The biggest threats are malware on personal devices that could, unbeknownst to the voter, alter their vote or track who they voted for, as well as hostile people or groups who could hack into the system for malicious purposes and disrupt the voting process. Another major challenge is ensuring that a vote is anonymous while at the same time re-countable for auditing purposes.  

“My concern is the potential for some rogue nation to attack our voting if it moves online, and not being prepared,” Snell said.

The fear that a hacker could infiltrate and interrupt a U.S. election is very real, especially when major multinational corporations still have trouble fending off cyber attacks despite millions of dollars invested in security. This reality has been on full display in recent cyber attacks on companies like Google (GOOG) and ones in the past two weeks  that impacted the websites of major banks like Bank of America (BAC) J.P. Morgan Chase (JPM) and HSBC (HBC).

“Our elections are run locally by county-level offices,” said Pamela Smith, President of Verified Voting. “The idea they could do this securely when a company the size of Google can’t -- with all the millions they have at their disposal -- it’s just not very securable.”

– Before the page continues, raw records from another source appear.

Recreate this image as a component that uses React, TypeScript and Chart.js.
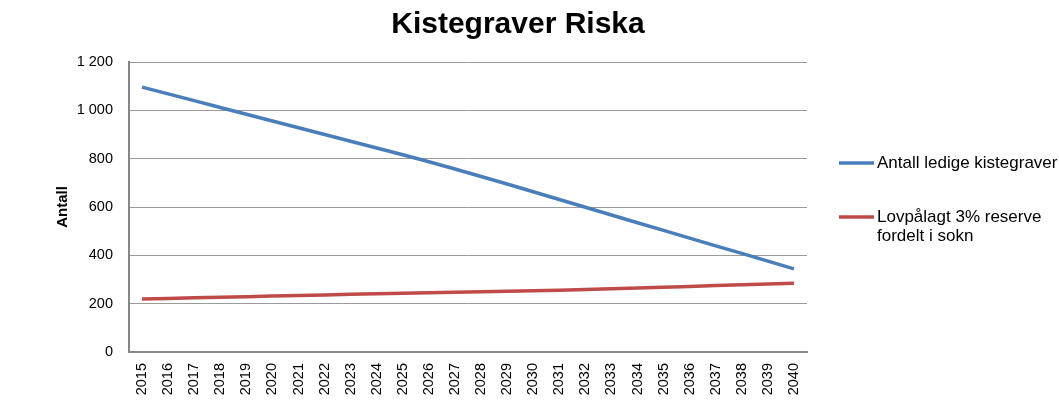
import React, { useEffect, useRef } from "react";
import { Chart, registerables } from "chart.js";

Chart.register(...registerables);

const chartTitle = "Kistegraver Riska";
const yAxisTitle = "Antall";
const years = [
  "2015", "2016", "2017", "2018", "2019", "2020", "2021", "2022", "2023",
  "2024", "2025", "2026", "2027", "2028", "2029", "2030", "2031", "2032",
  "2033", "2034", "2035", "2036", "2037", "2038", "2039", "2040",
];
const seriesNames = ["Antall ledige kistegraver", "Lovpålagt 3% reserve fordelt i sokn"];
const ledigeKistegraver = [
  1096, 1068, 1040, 1012, 984, 956, 928, 900, 872, 844, 816, 787, 757,
  726, 695, 663, 631, 599, 567, 535, 503, 471, 439, 408, 376, 344,
];
const reserve = [
  219, 221, 224, 227, 229, 232, 234, 236, 239, 241, 243, 245, 247,
  249, 251, 253, 256, 259, 262, 265, 268, 271, 275, 278, 281, 284,
];
const yTicks = [0, 200, 400, 600, 800, 1000, 1200];
const seriesColors = ["#4A7EBB", "#BE4B48"];

const FONT = '"Liberation Sans", Arial, sans-serif';

function formatThousands(v: number): string {
  return String(v).replace(/\B(?=(\d{3})+(?!\d))/g, " ");
}

const overlayPlugin = {
  id: "overlay",
  afterDraw(chart: any) {
    const ctx = chart.ctx as CanvasRenderingContext2D;
    ctx.save();
    // Title
    ctx.font = `bold 30px ${FONT}`;
    ctx.fillStyle = "#000";
    ctx.textAlign = "center";
    ctx.textBaseline = "alphabetic";
    ctx.fillText(chartTitle, 518, 33);

    // Legend
    ctx.font = `17px ${FONT}`;
    ctx.textAlign = "left";
    ctx.textBaseline = "middle";
    const startYs = [163, 217];
    const lineH = 19;
    chart.data.datasets.forEach((ds: any, i: number) => {
      const y = startYs[i];
      ctx.strokeStyle = ds.borderColor;
      ctx.lineWidth = 3.5;
      ctx.beginPath();
      ctx.moveTo(839, y);
      ctx.lineTo(874, y);
      ctx.stroke();
      const words = String(ds.label).split(" ");
      const lines: string[] = [];
      let cur = "";
      for (const w of words) {
        const test = cur ? cur + " " + w : w;
        if (cur && ctx.measureText(test).width > 200) {
          lines.push(cur);
          cur = w;
        } else {
          cur = test;
        }
      }
      if (cur) lines.push(cur);
      ctx.fillStyle = "#000";
      lines.forEach((ln, j) => ctx.fillText(ln, 877, y + j * lineH));
    });
    ctx.restore();
  },
};

export default function App() {
  const canvasRef = useRef<HTMLCanvasElement | null>(null);

  useEffect(() => {
    document.body.style.margin = "0";
    const canvas = canvasRef.current;
    if (!canvas) return;
    const chart = new Chart(canvas, {
      type: "line",
      data: {
        labels: years,
        datasets: [
          {
            label: seriesNames[0],
            data: ledigeKistegraver,
            borderColor: seriesColors[0],
            backgroundColor: seriesColors[0],
            borderWidth: 3.5,
            pointRadius: 0,
            tension: 0,
          },
          {
            label: seriesNames[1],
            data: reserve,
            borderColor: seriesColors[1],
            backgroundColor: seriesColors[1],
            borderWidth: 3.5,
            pointRadius: 0,
            tension: 0,
          },
        ],
      },
      options: {
        responsive: false,
        animation: false,
        layout: { padding: { left: 0, right: 252, top: 62, bottom: 0 } },
        plugins: {
          legend: { display: false },
          title: { display: false },
          tooltip: { enabled: false },
        },
        scales: {
          x: {
            type: "category",
            offset: true,
            grid: { display: false, drawTicks: false },
            border: { display: true, color: "#868686", width: 2 },
            ticks: {
              autoSkip: false,
              minRotation: 90,
              maxRotation: 90,
              padding: 11,
              color: "#000",
              font: { family: FONT, size: 14.5 },
            },
            afterFit(scale: any) {
              scale.height = 51;
            },
          },
          y: {
            min: 0,
            max: 1200,
            afterBuildTicks(scale: any) {
              scale.ticks = yTicks.map((v) => ({ value: v }));
            },
            grid: { color: "#9a9a9a", lineWidth: 1, drawTicks: false },
            border: { display: true, color: "#868686", width: 2 },
            ticks: {
              padding: 16,
              color: "#000",
              font: { family: FONT, size: 14.5 },
              callback: (v: any) => formatThousands(Number(v)),
            },
            title: {
              display: true,
              text: yAxisTitle,
              color: "#000",
              font: { family: FONT, size: 15, weight: "bold" },
              padding: { top: 54, bottom: 0 },
            },
            afterFit(scale: any) {
              scale.width = 129;
            },
          },
        },
      },
      plugins: [overlayPlugin],
    });
    return () => chart.destroy();
  }, []);

  return (
    <div style={{ width: 1059, height: 403, position: "relative" }}>
      <canvas ref={canvasRef} width={1059} height={403} style={{ width: 1059, height: 403, display: "block" }} />
    </div>
  );
}
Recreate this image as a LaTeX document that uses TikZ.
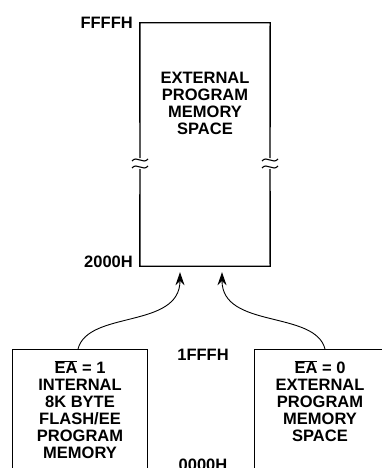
\documentclass[tikz,border=0pt]{standalone}
\usepackage{fontspec}
\setmainfont{Liberation Sans}
\usetikzlibrary{arrows.meta,calc}
\newcommand{\ovl}[1]{$\overline{\hbox{#1}}$}
\begin{document}
\begin{tikzpicture}[x=1pt,y=1pt,
  lbl/.style={font=\bfseries\fontsize{16.5}{17}\selectfont, align=center, inner sep=0pt},
  frame/.style={line width=1.4pt},
  tld/.style={line width=1.1pt},
  arr/.style={line width=0.9pt, -{Stealth[length=13pt,width=9pt]}}]
\useasboundingbox (0,0) rectangle (382,-468);
\clip (0,0) rectangle (382,-468);
% main memory block (outline drawn below, with break marks)
\node[minimum width=130pt, minimum height=243pt, inner sep=0pt] (main) at (205,-144.5) {};
\draw[frame] (140,-158) -- (main.north west) -- (main.north east) -- (270,-158);
\draw[frame] (140,-169) -- (main.south west) -- (main.south east) -- (270,-169);
\foreach \xx in {140,270}{
  \foreach \yy in {-160,-167}{
    \draw[tld] (\xx-8,\yy-1) .. controls (\xx-3,\yy+5) and (\xx+3,\yy-5) .. (\xx+8,\yy+1);
  }
}
\node[lbl] (maintext) at (205,-103.5) {EXTERNAL\\PROGRAM\\MEMORY\\SPACE};
\node[lbl, anchor=east] (ffff) at (133,-23) {FFFFH};
\node[lbl, anchor=east] (k2000) at (133,-262) {2000H};
% lower boxes
\node[frame, draw, minimum width=135pt, minimum height=180pt, inner sep=0pt, anchor=north west] (lbox) at (12,-349) {};
\node[frame, draw, minimum width=150pt, minimum height=180pt, inner sep=0pt, anchor=north west] (rbox) at (254,-349) {};
\node[lbl] (ltext) at (80,-409.5) {\ovl{EA} = 1\\INTERNAL\\8K BYTE\\FLASH/EE\\PROGRAM\\MEMORY};
\node[lbl] (rtext) at (320,-401) {\ovl{EA} = 0\\EXTERNAL\\PROGRAM\\MEMORY\\SPACE};
\node[lbl] (k1fff) at (203,-355) {1FFFH};
\node[lbl] (k0000) at (203,-465) {0000H};
% arrows
\coordinate (ls) at ($(lbox.north west)+(66,0)$);
\coordinate (rs) at ($(rbox.north west)+(71,0)$);
\coordinate (lt) at ($(main.south)+(-25,-6)$);
\coordinate (rt) at ($(main.south)+(17,-6)$);
\draw[arr] (ls) .. controls ($(ls)+(10,39)$) and ($(lt)+(0,-57)$) .. (lt);
\draw[arr] (rs) .. controls ($(rs)+(-10,39)$) and ($(rt)+(0,-57)$) .. (rt);
\end{tikzpicture}
\end{document}
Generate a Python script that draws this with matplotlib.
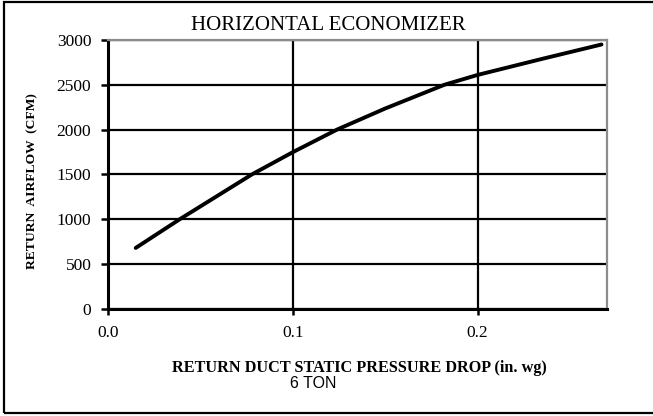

In 2010, the D.C. Board of Elections and Ethics invited so-called white hats, or hackers deployed with the intention of improving security, to try and hack its Internet-based voting system for a weeklong test period. The test was suspended after the system was infiltrated.

However, more advanced security technologies, such as the rapidly growing research area of cryptography, which has yet to fully catch on in the U.S. but is used for banking and voting in other nations, could help making online voting in the U.S. more secure.

The first country to successfully adopt online voting was Estonia in 2007, a tiny Baltic country of just 1.3 million, which in 2007 began using chipped identification cards to allow citizens to cryptographically cast votes in parliamentary elections. The Northern European country also uses physical polling stations, though online voting is growing.

Similar chips are used in smart credit cards in Europe, however U.S. banks have yet to adopt smart cards, which are harder to duplicate and offer better protection from fraud, despite the fact that they’ve been around since the 1990s.

Getting the U.S. online for voting might mean assigning digital identities through smart identification cards, similar to what’s used in Estonia, so that a voter can securely log into the system and cast their vote. With the correct security technologies in place, like those being developed through cryptography, the personally-assigned chip could help secure anonymity while at the same time making voting auditable and ensuring everyone only votes once.

However, it won’t be easy finding the political will and getting Americans comfortable with the idea of enrolling in a “non-refutable digital identity,” said Richard Stiennon, a security expert and chief research analyst at IT-Harvest.

“The technological feasibility is there, but there’s still resistance,” he said.

Minor efforts to use technology to improve the voting system have ramped up in recent years, including sending blank absentee ballots to citizens overseas via email and allowing residents in some areas to register or view their registration status online.

But getting the U.S. – a country of more than 300 million people – to adopt online and mobile voting will mean taking years of development, testing and retesting to prove the system is safe and as close as possible to uncrackable.

From there, it likely will have to be gradually rolled out, starting first with military and other citizens living overseas, who would be among the biggest beneficiaries of online voting, before stretching to the general population.

“I expect to see online voting in our lifetime,” said University of California Berkeley’s David Wagner, a computer science professor who has studied software and smartphone security as well as electronic voting. “I would be disappointed if we didn’t.”